It's been two years since the Cranberries' last album, and seven years since their last really good album. After 1996's frightfully earnest and bombastic
To the Faithful Departed and 1999's downright lackadaisical
Bury the Hatchet, 2001's appropriately named
Wake Up and Smell the Coffee marks the Irish rockers' triumphant return to form. The disc also finds the band back in the capable hands of producer and Britpop whiz Stephen Street (
the Smiths,
Blur,
Lloyd Cole), who oversaw the Cranberries' first two hit records, 1993's
Everybody Else Is Doing It, So Why Can't We? and 1994's
No Need to Argue.
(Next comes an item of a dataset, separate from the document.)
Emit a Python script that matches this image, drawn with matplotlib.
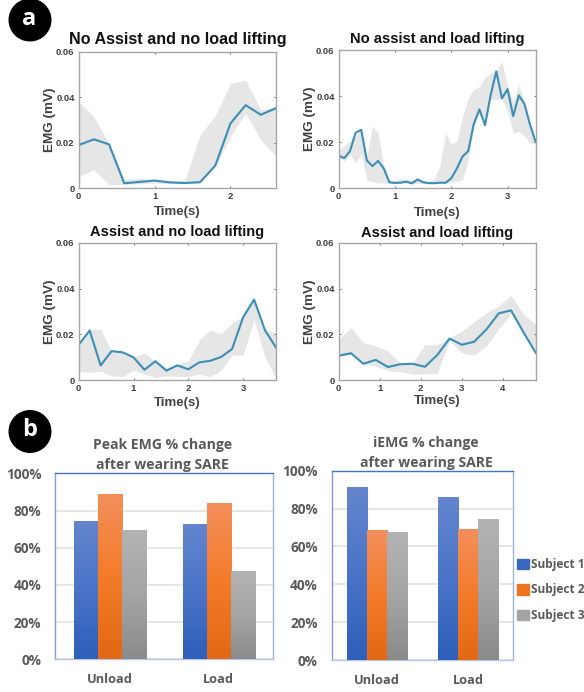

On
Wake Up, singer Dolores O'Riordan, who recently gave birth to her second child, sounds reborn herself, shifting seamlessly from gentle coos to emotive wails on undeniably radio-ready ditties like "Never Grow Old," the title track, and "This Is the Day." Propelled by Noel Hogan's biting guitar sound -- reminiscent of Street's old crony
Johnny Marr -- "This Is the Day" is easily the band's most powerful rocker since the hypnotic "Zombie." Other standouts include the piano-driven lullaby "Chocolate Brown" and the grim
toe-tapper "Time Is Ticking Out," in which O'Riordan manages to make lyrics like "What about Chernobyl?" sound pretty. Tastes may have changed since the Cranberries first became the pop/alternative flavor of choice, but
Wake Up proves they haven't lost their knack for making music that matters.